The appointment of David Malpass, the US-nominated candidate, in April 2019 to the position of World Bank president demonstrated that the ‘gentleman’s agreement’ is alive and well. Despite over 150 civil society organisations and individuals calling on the Board to live up to its commitment to an open, transparent and merit-based process – which was echoed by the demands by the Bank’s own staff association – Malpass was appointed president. The only other candidate put forward was Ziad Hayek, who was nominated by the Lebanese Government, but who subsequently withdrew, citing that this was due to pressure from “other governments”.

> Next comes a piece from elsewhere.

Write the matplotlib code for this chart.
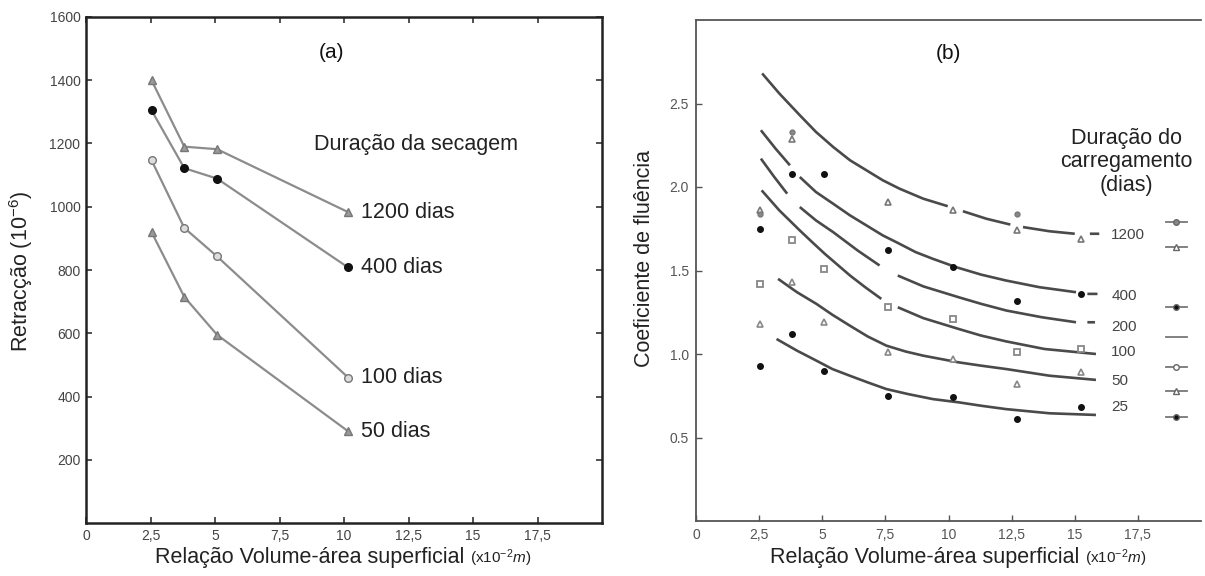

Civil society organisations throughout the world have long-since pointed out that the Fund and Bank continue to undermine their legitimacy by adhering to the gentleman’s agreement. To replace this archaic and patently illegitimate process, they have demanded the introduction of an open, democratic, merit-based, transparent process for selecting the heads of both institutions. Importantly, this process, they say, should involve meaningful participation from low-and middle-income member states and allow any state, regardless of nationality, to put forward candidates on an equal footing.
For example, a 2011 civil society letter to the IMF called for the following:
- The candidate must gain the open support from at least the majority of IMF member countries, with no single bloc wielding excessive power. The best way to ensure this is for the winner to be required to gain the support of a majority of both voting shares and member countries
- The selection process should be strengthened. This should include having a public application procedure open to anyone to apply, and sufficient time to allow proper deliberation, interviews held in public, and open voting procedures and
- A clear job description and qualifications should be set out. The right candidate needs to be – and be seen to be – independent, and able to work with a variety of stakeholders, including civil society groups.
Demands to end the ‘gentleman’s agreement’ have been supplemented by broader calls for a democratic governance reform. Imbalanced IMF voting rights, for example, have long-since been a bone of contention from structurally underrepresented countries.The latest IMF managing director selection process is set to coincide with the IMF’s 15th General Review of Quotas. Far from being seen as an opportunity to bolster the Fund’s legitimacy with a comprehensive redistribution of voting rights, the 15th review is expected to cement the structural inequities, reigniting calls for governance reform.